Sudenly, the immigrant coach who couldn't get a phone call returned three years earlier was being hailed as a genius. Gymnasts from across the country wanted to train with him. Other coaches studied his methods. The sport he'd been told he didn't understand was being reshaped by his vision.
Building an Empire
Over the next two decades, Károlyi's influence on American gymnastics became undeniable. He coached multiple Olympic champions, developed the training methods used by most elite programs, and helped establish the United States as a global gymnastics superpower.
But success came with controversy. Critics argued that his methods were too intense, that he pushed young athletes beyond reasonable limits. Károlyi never apologized for his demanding approach, arguing that excellence required sacrifice.
"You cannot make champions with soft methods," he insisted. "Champions are made through hard work, discipline, and the willingness to do what others will not do."
The Innovation Legacy
Károlyi's greatest contribution to American gymnastics wasn't just winning medals—it was proving that American athletes could compete at the highest level if they trained with the same intensity as their international rivals. He introduced scientific training methods, advanced skill development, and a level of professionalism that transformed the sport.

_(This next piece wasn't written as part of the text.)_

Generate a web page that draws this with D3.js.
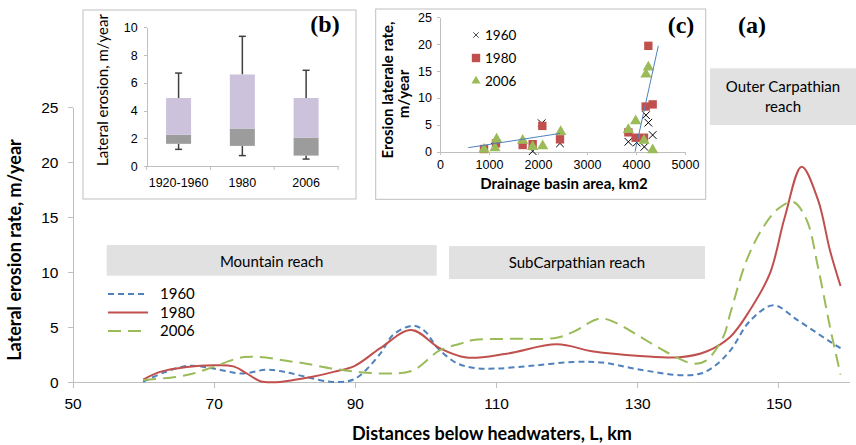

His influence extended beyond gymnastics. Coaches in other sports studied his methods for developing young athletes and maintaining competitive intensity. Sports psychologists analyzed his motivational techniques. His approach to training became a template for excellence in multiple disciplines.
From Cardboard Suitcase to Coaching Legend
The man who arrived in America with nothing but determination and a cardboard suitcase ultimately changed how an entire nation approached athletic excellence. Károlyi's story proves that sometimes the greatest innovations come from outsiders who refuse to accept conventional limitations.
Today, American gymnastics dominance can be traced directly to the methods pioneered by the refugee coach who was initially rejected by everyone. His legacy lives on in every American gymnast who approaches the sport with the intensity and precision he demanded.
Not bad for someone who started over from nothing at age 39, speaking broken English and sleeping in cheap motels. Sometimes the biggest gambles produce the greatest rewards—especially when they're backed by unshakeable belief and the willingness to work harder than anyone thought possible.